Hi Turkish, Xw will be difficult in every way possible, always. This I am slowly learning. She will push everything in the court order. From a legal stand point the new order clearly states no reasonable request for access is not to be refused so on Wednesday access I requested an overnight and Xw flat refused. I said it's a reasonable request and she kept refusing and I kept pushing it and she resorted to her usual dirt and ignorance. I pushed it to see where it would go. The wording of actual access she will honour but the rest of the wording of the court order mean nothing to her.

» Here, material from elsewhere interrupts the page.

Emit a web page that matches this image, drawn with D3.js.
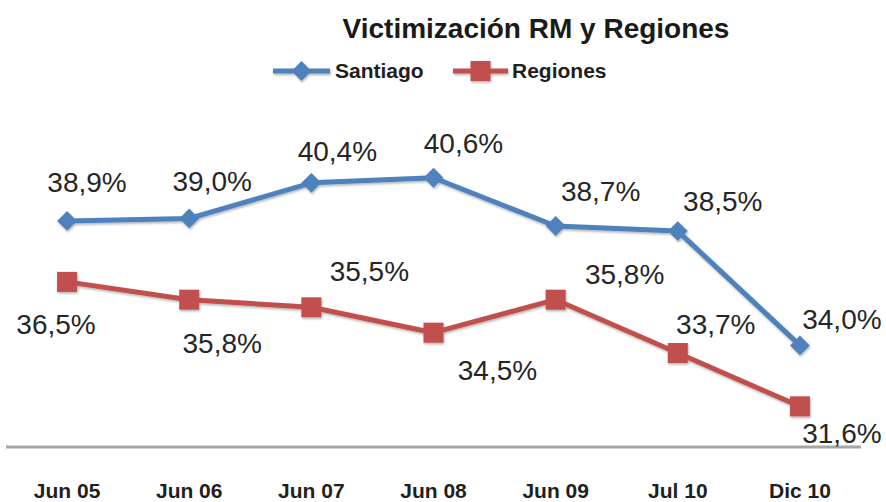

I won't let him watch the 300 either.

He is only 10 I understand that but his mother is all he knows, she is the boss and well should be she's the parent but so am. It's only really been the last year 1/2 that I have had this much access with out Xw controlling it so if mom says no, it holds more weight than what I say. She does control and drill him. It's more of a fear than a respect. I am working on getting s10 to look at me as an equal parent and realize it ok for him to speak up and say " I want to go with daddy" he stood up to him mom a few years ago about wanting to see me but she crushed that pretty fast, s10 has been told many times by his mom " daddy always fools around, don't pay attention to what he says". I am making progress but the new order gives me lots of extra access so I'm expecting something, I just don't know what. Xw is very devious and sly, she is a paralegal so she knows how to dissect legal documents. As hard as the court tries to create a fair order she will pour over it looking for loopholes and use them to her advantage.